** START Supplied information **

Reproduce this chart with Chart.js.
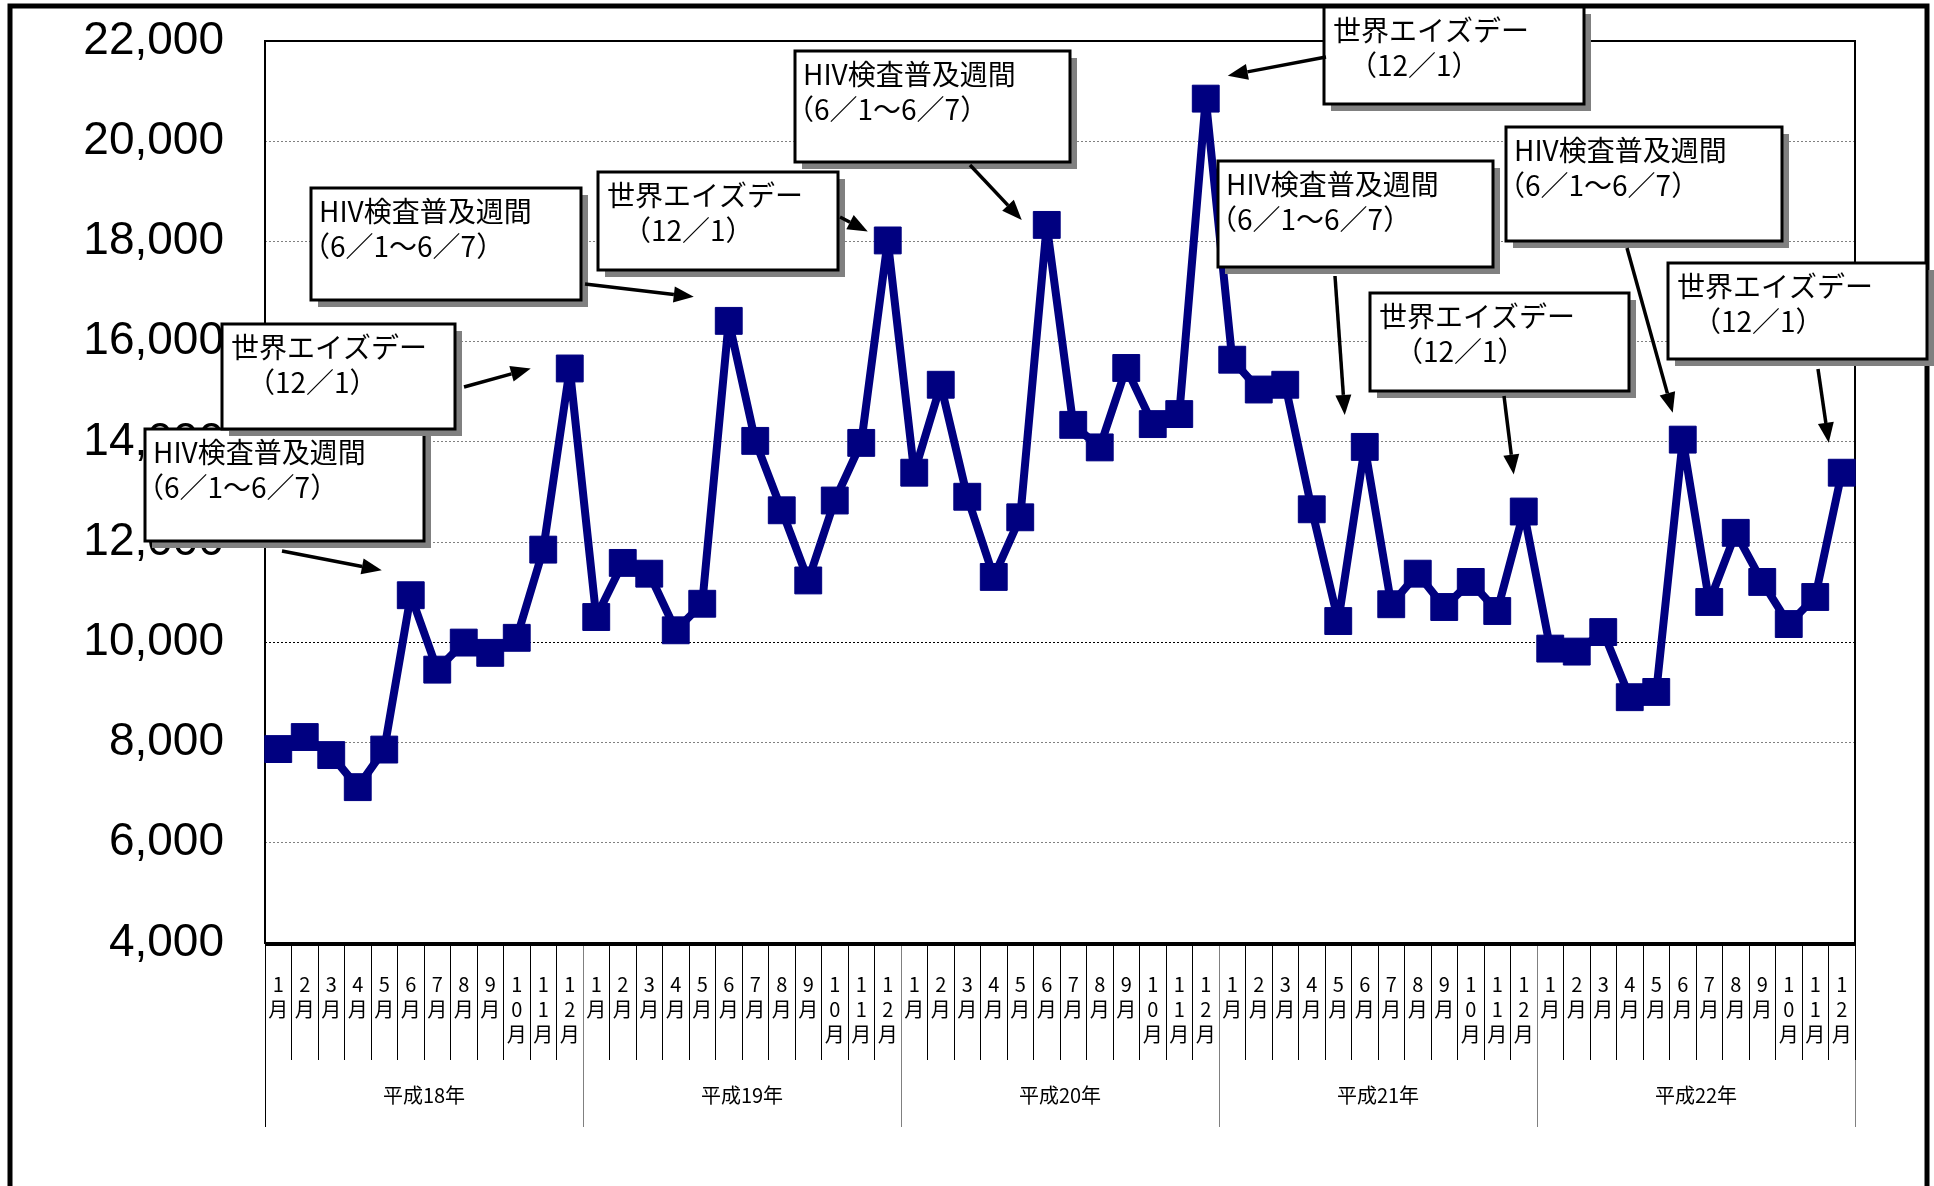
<!DOCTYPE html>
<html lang="ja">
<head>
<meta charset="utf-8">
<title>HIV検査件数の推移</title>
<script src="https://cdn.jsdelivr.net/npm/chart.js@4.4.1/dist/chart.umd.min.js"></script>
<style>
  html, body { margin: 0; padding: 0; background: #fff; }
  canvas { display: block; }
</style>
</head>
<body>
<canvas id="hivChart" width="1934" height="1186"></canvas>
<script>
// 月別の件数 (平成18年1月 〜 平成22年12月)
var years = ["平成18年", "平成19年", "平成20年", "平成21年", "平成22年"]
var months = [["1","月"],["2","月"],["3","月"],["4","月"],["5","月"],["6","月"],
              ["7","月"],["8","月"],["9","月"],["1","0","月"],["1","1","月"],["1","2","月"]]

var h18 = [7870, 8110, 7750, 7110, 7860, 10940, 9455, 9995, 9790, 10090, 11850, 15465]
var h19 = [10505, 11585, 11370, 10240, 10770, 16415, 14020, 12635, 11235, 12830, 13980, 18020]
var h20 = [13385, 15140, 12905, 11305, 12495, 18330, 14340, 13890, 15475, 14355, 14555, 20850]
var h21 = [15640, 15045, 15140, 12655, 10425, 13900, 10760, 11370, 10705, 11205, 10625, 12610]
var h22 = [9875, 9815, 10205, 8905, 9010, 14045, 10805, 12185, 11205, 10365, 10905, 13385]

var yTicks = [4000, 6000, 8000, 10000, 12000, 14000, 16000, 18000, 20000, 22000]

var counts = h18.concat(h19, h20, h21, h22)
var monthLabels = []
years.forEach(function(){ months.forEach(function(m){ monthLabels.push(m) }) })

var hivText = ["HIV検査普及週間", "（6／1～6／7）"]
var aidsText = ["世界エイズデー", "（12／1）"]

// annotation boxes: box [x, y, w, h], arrow start, target point index, tip offset from that point
var notes = [
    {text: hivText,  box: [145, 429, 279, 112], from: [282, 551],  point: 5,  tip: [-29, -25]},
    {text: aidsText, box: [222, 324, 233, 105], from: [464, 387],  point: 11, tip: [-39, 0]},
    {text: hivText,  box: [311, 188, 270, 112], from: [585, 284],  point: 17, tip: [-35, -24]},
    {text: aidsText, box: [598, 172, 240, 98],  from: [840, 217],  point: 23, tip: [-20, -9]},
    {text: hivText,  box: [795, 51, 275, 111],  from: [970, 165],  point: 29, tip: [-25, -5]},
    {text: aidsText, box: [1324, 7, 260, 97],   from: [1326, 57],  point: 35, tip: [22, -23]},
    {text: hivText,  box: [1218, 161, 275, 106], from: [1335, 276], point: 41, tip: [-20, -32]},
    {text: aidsText, box: [1370, 293, 259, 98], from: [1504, 396], point: 47, tip: [-10, -37]},
    {text: hivText,  box: [1506, 127, 276, 114], from: [1627, 248], point: 53, tip: [-10, -27]},
    {text: aidsText, box: [1668, 263, 259, 96], from: [1818, 369], point: 59, tip: [-13, -30]}
]

function drawArrow(ctx, x1, y1, x2, y2) {
    var a = Math.atan2(y2 - y1, x2 - x1)
    var L = 20, W = 8
    var bx = x2 - L * Math.cos(a), by = y2 - L * Math.sin(a)
    ctx.beginPath()
    ctx.moveTo(x1, y1)
    ctx.lineTo(bx, by)
    ctx.stroke()
    ctx.beginPath()
    ctx.moveTo(x2, y2)
    ctx.lineTo(bx + W * Math.sin(a), by - W * Math.cos(a))
    ctx.lineTo(bx - W * Math.sin(a), by + W * Math.cos(a))
    ctx.closePath()
    ctx.fill()
}

// draw text so that its ink starts at x
function inkText(ctx, str, x, y) {
    var m = ctx.measureText(str)
    ctx.fillText(str, x + m.actualBoundingBoxLeft, y)
}

var framePlugin = {
    id: 'frames',
    beforeDraw: function(chart) {
        var ctx = chart.ctx
        ctx.save()
        ctx.fillStyle = '#fff'
        ctx.fillRect(0, 0, chart.width, chart.height)
        ctx.strokeStyle = '#000'
        ctx.lineWidth = 5
        ctx.strokeRect(10, 6, 1917, 1200)
        ctx.restore()
    },
    beforeDatasetsDraw: function(chart) {
        var a = chart.chartArea, ctx = chart.ctx
        ctx.save()
        ctx.strokeStyle = '#000'
        ctx.lineWidth = 2
        ctx.strokeRect(a.left, a.top, a.right - a.left, a.bottom - a.top)
        ctx.lineWidth = 4
        ctx.beginPath()
        ctx.moveTo(a.left, a.bottom + 1)
        ctx.lineTo(a.right, a.bottom + 1)
        ctx.stroke()
        ctx.restore()
    },
    afterDraw: function(chart) {
        var ctx = chart.ctx
        var xs = chart.scales.x, ys = chart.scales.y
        ctx.save()
        notes.forEach(function(n) {
            var b = n.box
            ctx.fillStyle = '#808080'
            ctx.fillRect(b[0] + 7, b[1] + 7, b[2], b[3])
            ctx.fillStyle = '#fff'
            ctx.fillRect(b[0], b[1], b[2], b[3])
            ctx.strokeStyle = '#000'
            ctx.lineWidth = 3
            ctx.strokeRect(b[0], b[1], b[2], b[3])

            ctx.fillStyle = '#000'
            ctx.font = "28px 'Noto Sans CJK JP'"
            ctx.textBaseline = 'top'
            ctx.textAlign = 'left'
            var indent = n.text === aidsText ? 44 : 10
            inkText(ctx, n.text[0], b[0] + 10, b[1] + 9)
            inkText(ctx, n.text[1], b[0] + indent, b[1] + 44)

            var px = xs.getPixelForValue(n.point)
            var py = ys.getPixelForValue(counts[n.point])
            ctx.lineWidth = 3.5
            drawArrow(ctx, n.from[0], n.from[1], px + n.tip[0], py + n.tip[1])
        })
        ctx.restore()
    }
}

Chart.defaults.font.family = "'Noto Sans CJK JP', sans-serif"
Chart.defaults.color = '#000'

var canvas = document.getElementById("hivChart")
var hivChart = new Chart(canvas, {
    type: 'line',
    data: {
        labels: monthLabels,
        datasets: [{
            data: counts,
            borderColor: '#000080',
            backgroundColor: '#000080',
            borderWidth: 8,
            borderJoinStyle: 'round',
            tension: 0,
            pointStyle: 'rect',
            pointRadius: 19,
            pointBackgroundColor: '#000080',
            pointBorderColor: '#000080',
            pointBorderWidth: 1,
            xAxisID: 'x',
            yAxisID: 'y'
        }]
    },
    options: {
        responsive: false,
        animation: false,
        layout: { padding: { left: 0, right: 79, top: 41, bottom: 59 } },
        plugins: {
            legend: { display: false },
            tooltip: { enabled: false }
        },
        scales: {
            y: {
                min: 4000,
                max: 22000,
                afterBuildTicks: function(scale) {
                    scale.ticks = yTicks.map(function(v) { return { value: v } })
                },
                afterFit: function(scale) { scale.width = 265 },
                border: { display: false, dash: [2, 2] },
                grid: {
                    drawTicks: true,
                    tickLength: 41,
                    tickColor: 'rgba(0,0,0,0)',
                    lineWidth: 1,
                    color: function(c) {
                        return c.tick && c.tick.value === 10000 ? '#000' : '#808080'
                    }
                },
                ticks: {
                    padding: 0,
                    font: { family: "'Liberation Sans', Arial, sans-serif", size: 46 },
                    callback: function(v) { return v.toLocaleString('en-US') }
                }
            },
            x: {
                type: 'category',
                offset: true,
                weight: 0,
                afterFit: function(scale) { scale.height = 117 },
                border: { display: false },
                grid: {
                    offset: true,
                    drawOnChartArea: false,
                    tickLength: 117,
                    lineWidth: 1,
                    color: function(c) {
                        return (c.index % 12 === 0 && c.index !== 0 && c.index !== 60) ? '#808080' : '#000'
                    }
                },
                ticks: {
                    autoSkip: false,
                    maxRotation: 0,
                    minRotation: 0,
                    padding: -88,
                    font: { size: 20, lineHeight: 1.25 }
                }
            },
            x2: {
                type: 'category',
                labels: years,
                offset: true,
                position: 'bottom',
                weight: 1,
                afterFit: function(scale) { scale.height = 67 },
                border: { display: false },
                grid: {
                    offset: true,
                    drawOnChartArea: false,
                    tickLength: 67,
                    lineWidth: 1,
                    color: function(c) {
                        return (c.index === 0 || c.index === 5) ? '#000' : '#808080'
                    }
                },
                ticks: {
                    padding: -44,
                    font: { size: 20, lineHeight: 1.2 }
                }
            }
        }
    },
    plugins: [framePlugin]
})
</script>
</body>
</html>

** END Supplied information **

__What the task asks__.
Copy nothing but the lines from the first one in the listing through the line with "10365, 10905, 13385]", and omit the pictures.

__Task result__.
Reproduce this chart with Chart.js.
<!DOCTYPE html>
<html lang="ja">
<head>
<meta charset="utf-8">
<title>HIV検査件数の推移</title>
<script src="https://cdn.jsdelivr.net/npm/chart.js@4.4.1/dist/chart.umd.min.js"></script>
<style>
  html, body { margin: 0; padding: 0; background: #fff; }
  canvas { display: block; }
</style>
</head>
<body>
<canvas id="hivChart" width="1934" height="1186"></canvas>
<script>
// 月別の件数 (平成18年1月 〜 平成22年12月)
var years = ["平成18年", "平成19年", "平成20年", "平成21年", "平成22年"]
var months = [["1","月"],["2","月"],["3","月"],["4","月"],["5","月"],["6","月"],
              ["7","月"],["8","月"],["9","月"],["1","0","月"],["1","1","月"],["1","2","月"]]

var h18 = [7870, 8110, 7750, 7110, 7860, 10940, 9455, 9995, 9790, 10090, 11850, 15465]
var h19 = [10505, 11585, 11370, 10240, 10770, 16415, 14020, 12635, 11235, 12830, 13980, 18020]
var h20 = [13385, 15140, 12905, 11305, 12495, 18330, 14340, 13890, 15475, 14355, 14555, 20850]
var h21 = [15640, 15045, 15140, 12655, 10425, 13900, 10760, 11370, 10705, 11205, 10625, 12610]
var h22 = [9875, 9815, 10205, 8905, 9010, 14045, 10805, 12185, 11205, 10365, 10905, 13385]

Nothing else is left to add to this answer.